Perhaps they just feel a little remote because not many of us are playing the game. Arguably, these innovative programmes have two core qualities that exclude all but a few players:
- They require eye wateringly large amounts of capital. The classic example is the Apollo Programme that put a man on the moon at a cost of the order of $180bn in today’s prices or double the entire 2016 federal budget for transport. Putting a price on today’s big bets is a more speculative exercise but we are talking about billions rather than millions of dollars.
- The outcome is so uncertainat the outset that no-one really knows how long they will take to develop, how much money will be required or if it is even possible to develop them at all.
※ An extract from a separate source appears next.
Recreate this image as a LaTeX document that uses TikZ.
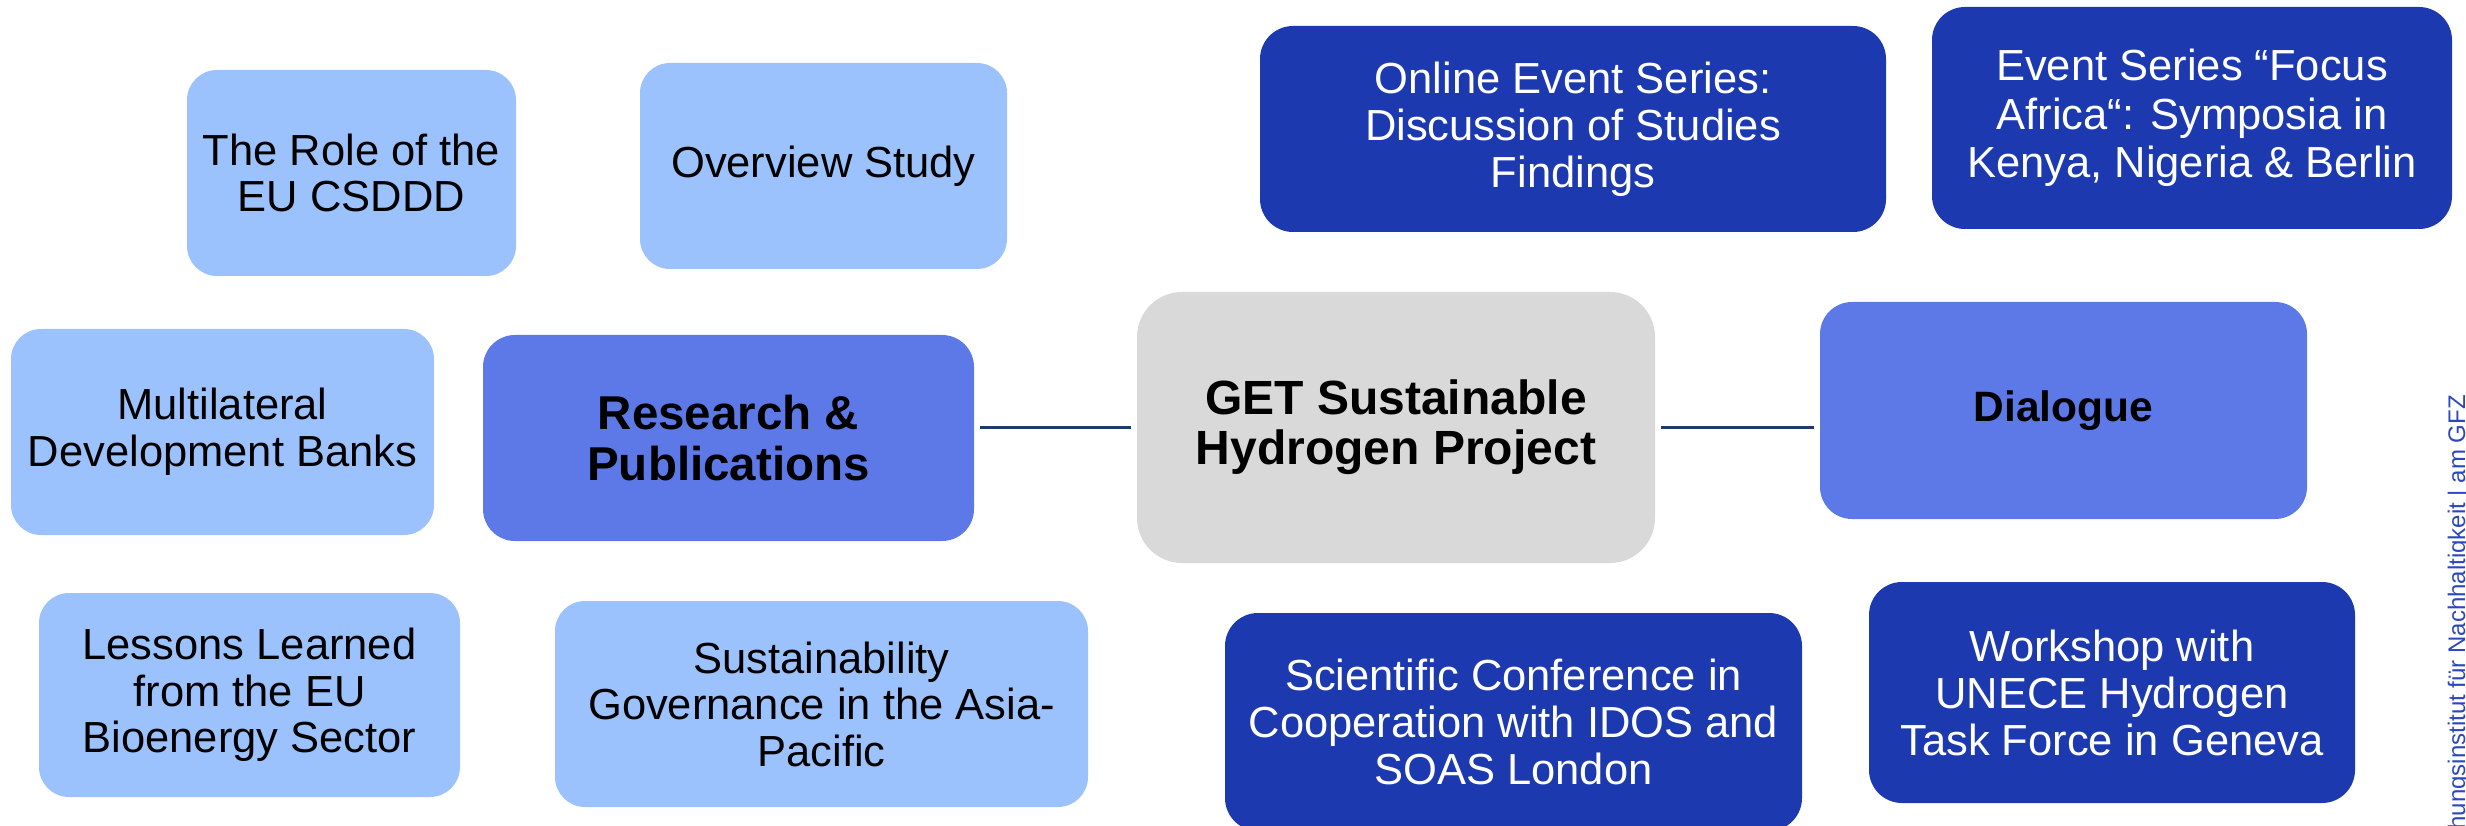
\documentclass[tikz,border=0pt]{standalone}
\usepackage{fontspec}
\setmainfont{Liberation Sans}
\definecolor{lightbox}{HTML}{9CC2FE}
\definecolor{midbox}{HTML}{5D78E7}
\definecolor{darkbox}{HTML}{1C39B0}
\definecolor{hubgrey}{HTML}{D9D9D9}
\definecolor{linknavy}{HTML}{1F3A6B}
\definecolor{footblue}{HTML}{2A47BD}
\tikzset{
  boxbase/.style={inner sep=0pt, align=center, draw=none},
  lightnode/.style={boxbase, fill=lightbox, rounded corners=30pt, text=black,
    font=\fontsize{43.5}{46.5}\selectfont},
  darknode/.style={boxbase, fill=darkbox, rounded corners=33pt, text=white,
    font=\fontsize{43.5}{47}\selectfont},
  midnode/.style={boxbase, fill=midbox, rounded corners=32pt, text=black,
    font=\fontsize{47.5}{51}\selectfont\bfseries},
  hubnode/.style={boxbase, fill=hubgrey, rounded corners=45pt, text=black,
    font=\fontsize{48}{50}\selectfont\bfseries},
  link/.style={draw=linknavy, line width=3pt, shorten >=6pt, shorten <=6pt},
}
\begin{document}
\begin{tikzpicture}[x=1pt, y=-1pt]
\useasboundingbox (0,0) rectangle (2466,826);
\clip (0,0) rectangle (2466,826);

% left cluster
\node[lightnode, minimum width=329pt, minimum height=206pt] (csddd) at (351.5,173) {The Role of the\\EU CSDDD};
\node[lightnode, minimum width=367pt, minimum height=206pt] (overview) at (823.5,166) {Overview Study};
\node[lightnode, minimum width=423pt, minimum height=206pt] (mdb) at (222.5,432) {Multilateral\\Development Banks};
\node[midnode, minimum width=491pt, minimum height=206pt] (research) at (728.5,438) {Research \&\\Publications};
\node[lightnode, minimum width=421pt, minimum height=204pt] (lessons) at (249.5,695) {Lessons Learned\\from the EU\\Bioenergy Sector};
\node[lightnode, minimum width=533pt, minimum height=206pt] (asia) at (821.5,704) {Sustainability\\Governance in the Asia-\\Pacific};

% hub
\node[hubnode, minimum width=518pt, minimum height=271pt] (hub) at (1396,427.5) {GET Sustainable\\Hydrogen Project};

% right cluster
\node[midnode, minimum width=487pt, minimum height=217pt, font=\fontsize{42.5}{46}\selectfont\bfseries] (dialogue) at (2063.5,410.5) {Dialogue};
\node[darknode, minimum width=626pt, minimum height=206pt] (online) at (1573,129) {Online Event Series:\\Discussion of Studies\\Findings};
\node[darknode, minimum width=520pt, minimum height=222pt, font=\fontsize{43.5}{48.5}\selectfont] (focus) at (2192,118) {Event Series “Focus\\Africa“: Symposia in\\Kenya, Nigeria \& Berlin};
\node[darknode, minimum width=577pt, minimum height=218pt] (conf) at (1513.5,722) {Scientific Conference in\\Cooperation with IDOS and\\SOAS London};
\node[darknode, minimum width=486pt, minimum height=221pt] (workshop) at (2112,692.5) {Workshop with\\UNECE Hydrogen\\Task Force in Geneva};

% connectors
\draw[link] (research.east |- hub.west) -- (hub.west);
\draw[link] (hub.east) -- (hub.east -| dialogue.west);

% side label
\node[rotate=90, anchor=base east, inner sep=0pt, text=footblue,
  font=\fontsize{24}{24}\selectfont] (rifs) at (2465,395) {Forschungsinstitut für Nachhaltigkeit | am GFZ};
\end{tikzpicture}
\end{document}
If you have a few billion dollars to invest and you are tempted by a big bet, you might ask yourself how you can avoid wasting your money in the endeavour.
The bad news is that most of the conventional approaches to project control are reliant on having a reasonable plan in the first place and rendered largely impotent in the face of a big bet where such a plan only emerges in retrospect after many wrong turns and blind alleys. Earned value management is a classic approach of this type and still considered the gold standard by many professionals. While it was developed for the last generation of big bets by US Government agencies including NASA, it falls down when the plan cannot be properly set out from the start of a project.
The good news is that there are now other options for improving the odds. Big bets mean big teams, working on many different fronts. In a digital world, that means lots of data - and data can be your friend here.
The application of advanced data analytics techniques to project data is now emerging as a powerful tool. They provide insight without the straightjacket of systemisation required for most of the project control approaches that we are familiar with. For example, we can look at the organic design process of a big bet in terms of the flows and bottlenecks to progress, as the design evolves and adapts to overcome obstacles. We can start pressing hard on our successes and looking for alternatives where we are getting bogged down. A big step forward for those using agile approaches in particular.
Data analytics also offer insights that go beyond progress monitoring and into areas such as process and behaviours. This gives innovators the opportunity to turn their attention to improving the project environment in order to create the greatest chance of success. If we can understand where we are working well and where the tensions or gaps are, then we can adapt the team and the way it works to improve our performance.
I am not ready to write the “earned value is dead” headline just yet but if I was about to make a big bet and wanted to stay in control, I would be looking to this new generation of tools. They are being developed in the digital age for the projects that this generation wants to be remembered for.